> WHAT IS NEEDED
Copy out the listing that follows, exactly, without its pictures.

[Records]
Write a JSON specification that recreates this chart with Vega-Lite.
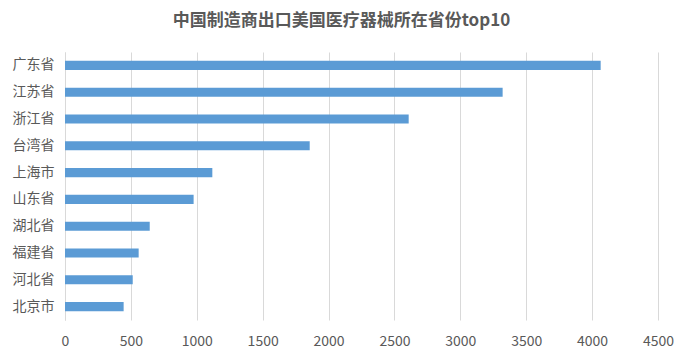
{
  "$schema": "https://vega.github.io/schema/vega-lite/v6.json",
  "autosize": {"type": "none"},
  "padding": {"left": 65, "top": 52, "right": 24, "bottom": 43},
  "width": 593,
  "height": 268,
  "background": "white",
  "title": {
    "text": "中国制造商出口美国医疗器械所在省份top10",
    "font": "Noto Sans CJK SC",
    "fontSize": 17,
    "fontWeight": "bold",
    "color": "#595959",
    "anchor": "middle",
    "dx": -20,
    "offset": 22
  },
  "data": {
    "values": [
      {"province": "广东省", "count": 4065},
      {"province": "江苏省", "count": 3321},
      {"province": "浙江省", "count": 2608},
      {"province": "台湾省", "count": 1857},
      {"province": "上海市", "count": 1118},
      {"province": "山东省", "count": 976},
      {"province": "湖北省", "count": 643},
      {"province": "福建省", "count": 559},
      {"province": "河北省", "count": 514},
      {"province": "北京市", "count": 445}
    ]
  },
  "config": {
    "view": {"stroke": null},
    "axis": {"labelFont": "Noto Sans CJK SC", "labelColor": "#595959", "labelFontSize": 14}
  },
  "mark": {"type": "bar", "color": "#5b9bd5"},
  "encoding": {
    "y": {
      "field": "province",
      "type": "nominal",
      "sort": null,
      "scale": {"paddingInner": 0.66, "paddingOuter": 0.33},
      "axis": {"title": null, "ticks": false, "domain": true, "domainColor": "#d9d9d9", "labelPadding": 11, "grid": false}
    },
    "x": {
      "field": "count",
      "type": "quantitative",
      "scale": {"domain": [0, 4500], "nice": false},
      "axis": {"title": null, "format": "d", "values": [0,500,1000,1500,2000,2500,3000,3500,4000,4500], "ticks": false, "domain": false, "grid": true, "gridColor": "#d9d9d9", "labelPadding": 14, "labelFlush": false}
    }
  }
}
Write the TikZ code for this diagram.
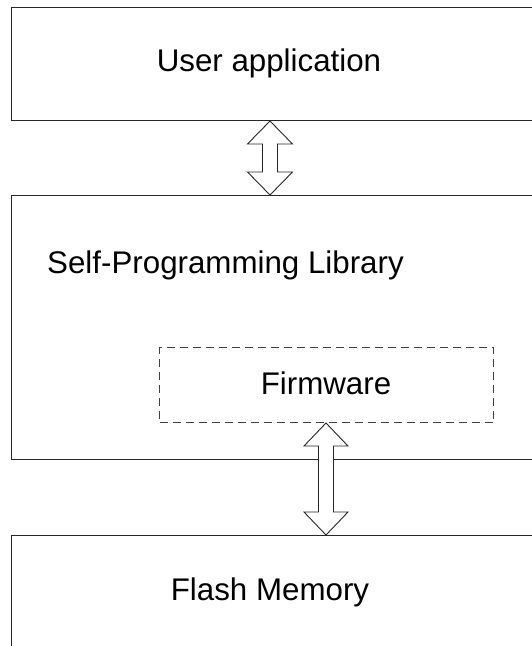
\documentclass[tikz,border=0pt]{standalone}
\usepackage{fontspec}
\setmainfont{Liberation Sans}
\usetikzlibrary{calc}
\tikzset{
  box/.style={draw=black!85, line width=1pt, fill=none},
  fwbox/.style={draw=black!75, line width=1pt, dash pattern=on 8pt off 5pt},
  lbl/.style={font=\fontsize{31.3}{36}\selectfont, inner sep=0pt},
  arrowline/.style={draw=black!85, line width=0.9pt, fill=white, line join=miter}
}
\newcommand\dblarrowshape[4]{% top, bottom, half shaft, half head
  \draw[arrowline] (#1) -- ($(#1)+(#4,23)$) -- ($(#1)+(#3,23)$) -- ($(#2)+(#3,-23)$) -- ($(#2)+(#4,-23)$) -- (#2)
   -- ($(#2)+(-#4,-23)$) -- ($(#2)+(-#3,-23)$) -- ($(#1)+(-#3,23)$) -- ($(#1)+(-#4,23)$) -- cycle;}
\begin{document}
\begin{tikzpicture}[x=1pt,y=-1pt]
\useasboundingbox (0,0) rectangle (532,646);
\clip (0,0) rectangle (532,646);
\fill[white] (0,0) rectangle (532,646);
% boxes
\node[box, inner sep=0pt, minimum width=549pt, minimum height=113pt, anchor=north west] (user) at (11,7) {};
\node[box, inner sep=0pt, minimum width=549pt, minimum height=264pt, anchor=north west] (spl) at (11,195) {};
\node[box, inner sep=0pt, minimum width=549pt, minimum height=140pt, anchor=north west] (flash) at (11,535) {};
\node[fwbox, inner sep=0pt, minimum width=334pt, minimum height=75pt, anchor=north west] (fw) at (159,347) {};
% labels
\node[lbl] (tuser) at (269,63) {User application};
\node[lbl, anchor=west] (tspl) at (47,265) {Self-Programming Library};
\node[lbl] (tfw) at (326,383) {Firmware};
\node[lbl] (tflash) at (270,592) {Flash Memory};
% arrows
\coordinate (a1t) at (user.south -| 270,0);
\coordinate (a1b) at (spl.north -| 270,0);
\coordinate (a2t) at (fw.south -| 326,0);
\coordinate (a2b) at (flash.north -| 326,0);
\dblarrowshape{a1t}{a1b}{7.5}{22.5}
\dblarrowshape{a2t}{a2b}{7.5}{22}
\end{tikzpicture}
\end{document}
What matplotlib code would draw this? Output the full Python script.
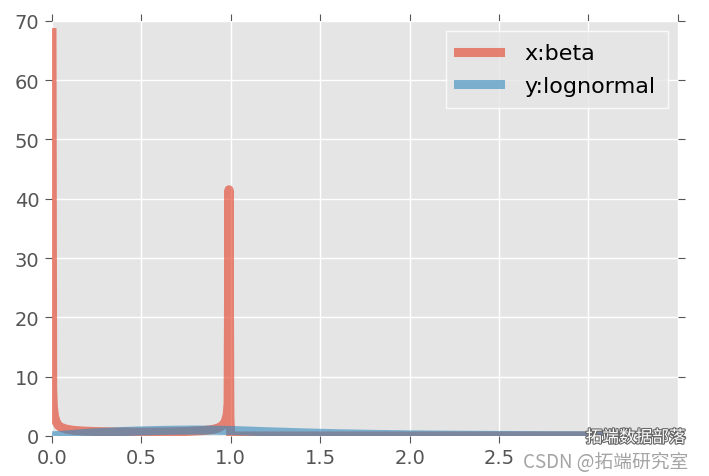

> ANSWER
Write a JSON specification that recreates this chart with Vega-Lite.
{
  "$schema": "https://vega.github.io/schema/vega-lite/v6.json",
  "autosize": {"type": "none"},
  "padding": {"left": 65, "top": 52, "right": 24, "bottom": 43},
  "width": 593,
  "height": 268,
  "background": "white",
  "title": {
    "text": "中国制造商出口美国医疗器械所在省份top10",
    "font": "Noto Sans CJK SC",
    "fontSize": 17,
    "fontWeight": "bold",
    "color": "#595959",
    "anchor": "middle",
    "dx": -20,
    "offset": 22
  },
  "data": {
    "values": [
      {"province": "广东省", "count": 4065},
      {"province": "江苏省", "count": 3321},
      {"province": "浙江省", "count": 2608},
      {"province": "台湾省", "count": 1857},
      {"province": "上海市", "count": 1118},
      {"province": "山东省", "count": 976},
      {"province": "湖北省", "count": 643},
      {"province": "福建省", "count": 559},
      {"province": "河北省", "count": 514},
      {"province": "北京市", "count": 445}
    ]
  },
  "config": {
    "view": {"stroke": null},
    "axis": {"labelFont": "Noto Sans CJK SC", "labelColor": "#595959", "labelFontSize": 14}
  },
  "mark": {"type": "bar", "color": "#5b9bd5"},
  "encoding": {
    "y": {
      "field": "province",
      "type": "nominal",
      "sort": null,
      "scale": {"paddingInner": 0.66, "paddingOuter": 0.33},
      "axis": {"title": null, "ticks": false, "domain": true, "domainColor": "#d9d9d9", "labelPadding": 11, "grid": false}
    },
    "x": {
      "field": "count",
      "type": "quantitative",
      "scale": {"domain": [0, 4500], "nice": false},
      "axis": {"title": null, "format": "d", "values": [0,500,1000,1500,2000,2500,3000,3500,4000,4500], "ticks": false, "domain": false, "grid": true, "gridColor": "#d9d9d9", "labelPadding": 14, "labelFlush": false}
    }
  }
}
Write the TikZ code for this diagram.
\documentclass[tikz,border=0pt]{standalone}
\usepackage{fontspec}
\setmainfont{Liberation Sans}
\usetikzlibrary{calc}
\tikzset{
  box/.style={draw=black!85, line width=1pt, fill=none},
  fwbox/.style={draw=black!75, line width=1pt, dash pattern=on 8pt off 5pt},
  lbl/.style={font=\fontsize{31.3}{36}\selectfont, inner sep=0pt},
  arrowline/.style={draw=black!85, line width=0.9pt, fill=white, line join=miter}
}
\newcommand\dblarrowshape[4]{% top, bottom, half shaft, half head
  \draw[arrowline] (#1) -- ($(#1)+(#4,23)$) -- ($(#1)+(#3,23)$) -- ($(#2)+(#3,-23)$) -- ($(#2)+(#4,-23)$) -- (#2)
   -- ($(#2)+(-#4,-23)$) -- ($(#2)+(-#3,-23)$) -- ($(#1)+(-#3,23)$) -- ($(#1)+(-#4,23)$) -- cycle;}
\begin{document}
\begin{tikzpicture}[x=1pt,y=-1pt]
\useasboundingbox (0,0) rectangle (532,646);
\clip (0,0) rectangle (532,646);
\fill[white] (0,0) rectangle (532,646);
% boxes
\node[box, inner sep=0pt, minimum width=549pt, minimum height=113pt, anchor=north west] (user) at (11,7) {};
\node[box, inner sep=0pt, minimum width=549pt, minimum height=264pt, anchor=north west] (spl) at (11,195) {};
\node[box, inner sep=0pt, minimum width=549pt, minimum height=140pt, anchor=north west] (flash) at (11,535) {};
\node[fwbox, inner sep=0pt, minimum width=334pt, minimum height=75pt, anchor=north west] (fw) at (159,347) {};
% labels
\node[lbl] (tuser) at (269,63) {User application};
\node[lbl, anchor=west] (tspl) at (47,265) {Self-Programming Library};
\node[lbl] (tfw) at (326,383) {Firmware};
\node[lbl] (tflash) at (270,592) {Flash Memory};
% arrows
\coordinate (a1t) at (user.south -| 270,0);
\coordinate (a1b) at (spl.north -| 270,0);
\coordinate (a2t) at (fw.south -| 326,0);
\coordinate (a2b) at (flash.north -| 326,0);
\dblarrowshape{a1t}{a1b}{7.5}{22.5}
\dblarrowshape{a2t}{a2b}{7.5}{22}
\end{tikzpicture}
\end{document}
What matplotlib code would draw this? Output the full Python script.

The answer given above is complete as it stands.